Earlier this spring I had the pleasure of seeing Plants and Animals headline the Starlite Room in support of their fourth full-length album, Waltzed In From The Rumbling. Despite expecting to see a version of my previous experience, I was treated to a noticeably more adventurous and experimental version of the band. Their lineup had incurred a change as there was no female vocalist/instrumentalist joining them for this set, rather their core trio of musicians performed all vocal parts. Their incorporation of noises such as synth drones and guitar feedback was also quite notable, most significantly as they opened the evening with a loudly droning synthesizer backed by distorted feedback, whilst the band members found their positions. Eventually, their borderline-cacophonous introduction broke away to reveal the band’s folk rock-tinged alternative sound. Their raucous and energetic performance was brought into soulful territory as the vocals of Warren Spicer, Nic Basque, and Matthew Woodley combined together into intricate and often hollered harmonies. As far as visuals go, their performance was fairly limited and the band itself seemed contained as their instruments and Half Moon Run’s equipment were largely filling the stage.

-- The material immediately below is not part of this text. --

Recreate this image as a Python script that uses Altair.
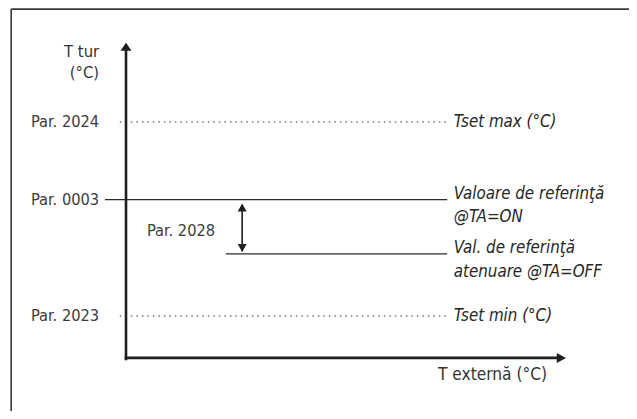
import altair as alt
import pandas as pd

# ---- schematic data (flow temperature on y, outside temperature on x) ----
level_names = ["Par. 2024", "Par. 0003", "Par. 2023"]
level_values = [80, 60, 30]
level_dotted = [True, False, True]
level_start = [-1.4, -4.8, -1.4]
level_end = 73.0

reduced_value = 46
reduced_start = 22.7

right_labels = ["Tset max (°C)", "Valoare de referinţă", "@TA=ON",
                "Val. de referinţă", "atenuare @TA=OFF", "Tset min (°C)"]
right_label_y = [80, 61.4, 55.5, 47.5, 41.3, 30]

axis_origin_x = 0.0
axis_origin_y = 19.2
axis_top_y = 100.4
axis_right_x = 100.0

ytitle_lines = ["T tur", "(°C)"]
ytitle_y = [98.0, 92.6]
xtitle = "T externă (°C)"

offset_label = "Par. 2028"

FONT = "'Liberation Sans Narrow', 'DejaVu Sans Condensed', 'Roboto', sans-serif"
TXT = "#333333"
XS = alt.Scale(domain=[-26.82, 114.32], nice=False, zero=False)
YS = alt.Scale(domain=[5.52, 109.38], nice=False, zero=False)


def xq(f):
    return alt.X(f, type="quantitative", scale=XS, axis=None)


def yq(f):
    return alt.Y(f, type="quantitative", scale=YS, axis=None)


# frame (open towards the right and bottom, as in the cropped figure)
frame_df = pd.DataFrame({
    "x": [-26.1, -26.1], "x2": [114.32, -26.1],
    "y": [109.1, 109.1], "y2": [109.1, 5.52],
})
frame = alt.Chart(frame_df).mark_rule(color="#3a3a3a", strokeWidth=1.6).encode(
    x=xq("x"), x2="x2", y=yq("y"), y2="y2")

# axes
axes_df = pd.DataFrame({
    "x": [axis_origin_x, axis_origin_x - 0.3],
    "x2": [axis_origin_x, axis_right_x - 1.5],
    "y": [axis_origin_y - 0.6, axis_origin_y],
    "y2": [axis_top_y - 1.5, axis_origin_y],
})
axes = alt.Chart(axes_df).mark_rule(color="#1e1e1e", strokeWidth=2.6).encode(
    x=xq("x"), x2="x2", y=yq("y"), y2="y2")

up_df = pd.DataFrame({"x": [axis_origin_x], "y": [axis_top_y]})
up_head = alt.Chart(up_df).mark_point(
    shape="M-1,1.45L0,0L1,1.45Z", size=121, filled=True, opacity=1,
    color="#1e1e1e", strokeWidth=0).encode(x=xq("x"), y=yq("y"))

right_df = pd.DataFrame({"x": [axis_right_x], "y": [axis_origin_y]})
right_head = alt.Chart(right_df).mark_point(
    shape="M0,0L-1.85,-1L-1.85,1Z", size=100, filled=True, opacity=1,
    color="#1e1e1e", strokeWidth=0).encode(x=xq("x"), y=yq("y"))

# level lines
lv = pd.DataFrame({"name": level_names, "y": level_values,
                   "dotted": level_dotted, "x": level_start,
                   "x2": [level_end] * len(level_names),
                   "lx": [-6.1] * len(level_names)})
dotted_lines = alt.Chart(lv[lv.dotted]).mark_rule(
    color="#333333", strokeWidth=1.1, strokeDash=[1.5, 4]).encode(
    x=xq("x"), x2="x2", y=yq("y"))
solid_lines = alt.Chart(lv[~lv.dotted]).mark_rule(
    color="#2a2a2a", strokeWidth=1.2).encode(x=xq("x"), x2="x2", y=yq("y"))
reduced_df = pd.DataFrame({"x": [reduced_start], "x2": [level_end],
                           "y": [reduced_value]})
reduced_line = alt.Chart(reduced_df).mark_rule(
    color="#2a2a2a", strokeWidth=1.2).encode(x=xq("x"), x2="x2", y=yq("y"))

level_text = alt.Chart(lv).mark_text(
    align="right", baseline="middle", font=FONT, fontSize=16.3,
    color="#3c3c3c").encode(x=xq("lx"), y=yq("y"), text="name")

# double arrow (Par. 2028)
darrow_x = 26.4
darrow_df = pd.DataFrame({"x": [darrow_x], "y": [58.4], "y2": [46.7]})
darrow = alt.Chart(darrow_df).mark_rule(color="#1e1e1e", strokeWidth=1.6).encode(
    x=xq("x"), y=yq("y"), y2="y2")
dtop = alt.Chart(pd.DataFrame({"x": [darrow_x], "y": [59.0]})).mark_point(
    shape="M-1,1.8L0,0L1,1.8Z", size=81, filled=True, opacity=1,
    color="#1e1e1e", strokeWidth=0).encode(x=xq("x"), y=yq("y"))
dbot = alt.Chart(pd.DataFrame({"x": [darrow_x], "y": [46.5]})).mark_point(
    shape="M-1,-1.8L0,0L1,-1.8Z", size=81, filled=True, opacity=1,
    color="#1e1e1e", strokeWidth=0).encode(x=xq("x"), y=yq("y"))
dlabel = alt.Chart(pd.DataFrame({"x": [12.5], "y": [51.9], "t": [offset_label]})).mark_text(
    align="center", baseline="middle", font=FONT, fontSize=16.3,
    color="#3c3c3c").encode(x=xq("x"), y=yq("y"), text="t")

# right-hand italic labels
rl = pd.DataFrame({"t": right_labels, "y": right_label_y,
                   "x": [74.5] * len(right_labels)})
rtext = alt.Chart(rl).mark_text(
    align="left", baseline="middle", font=FONT, fontSize=16.8, fontStyle="italic",
    color="#262626").encode(x=xq("x"), y=yq("y"), text="t")

# axis titles
yt = pd.DataFrame({"t": ytitle_lines, "y": ytitle_y, "x": [-6.1, -6.1]})
ytext = alt.Chart(yt).mark_text(
    align="right", baseline="middle", font=FONT, fontSize=16.5,
    color=TXT).encode(x=xq("x"), y=yq("y"), text="t")
xt = pd.DataFrame({"t": [xtitle], "x": [83.3], "y": [14.8]})
xtext = alt.Chart(xt).mark_text(
    align="center", baseline="middle", font=FONT, fontSize=17.2,
    color=TXT).encode(x=xq("x"), y=yq("y"), text="t")

chart = alt.layer(
    frame, dotted_lines, solid_lines, reduced_line, axes, up_head, right_head,
    darrow, dtop, dbot, level_text, dlabel, rtext, ytext, xtext
).properties(
    width=621, height=403, padding=0,
    autosize=alt.AutoSizeParams(type="none"),
    background="white",
).configure_view(stroke=None)

chart.save("out.html", embed_options={"renderer": "svg", "actions": False})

After a short intermission, Half Moon Run took to the stage and immediately began entangling the audience with some of their more upbeat tunes. Over the years this four-piece indie-rock group has garnered a bit of attention for their use of percussion and multi-instrumentalist musicianship. Tonight’s performance featured plenty of percussion and had the halls of the Winspear Centre rattling with rhythm. Multi-instrumentalists are always fascinating to observe and tend to be among the most unpredictable of musicians. One of the evening’s best surprises came in the form of a rather short solo piano interlude performed by drummer/vocalist/keyboardist Dylan Philips. Front man Devon Portielje was engaging, and yet almost stereotypically “rockstar”, as he frequently ran towards the front of the stage, and encouraged applause by stating Edmonton’s name multiple times alongside compliments. Guitarist Conner Molander engaged in similarly energetic antics, and assisted in getting the audience engaged. Half Moon Run made use of the house lights in conjunction with their own dynamic light elements, to provide a stunning and almost blinding show of lights. Occasionally, their use of fog machines and strobe lights made it difficult to see the stage, but their other light pieces such as LED bars and large illuminated moon phases were quite pleasant, and well timed with the music.
Both of these band are quite recognizable due to their radio hits. Half Moon Run’s successful hits “Full Circle” and “Turn Your Love” immediately brought audience members out of their seats, and refreshed those who were less familiar with their work. Plants and Animals’ performance of “No Worries Gonna Find Us” was exciting ,and proved to be in the minds of many listeners.
As they near the end of their December 2016 Tour, Half Moon Run remains in frequent rotation on Canadian airwaves and continues to provide lively, exciting live performances.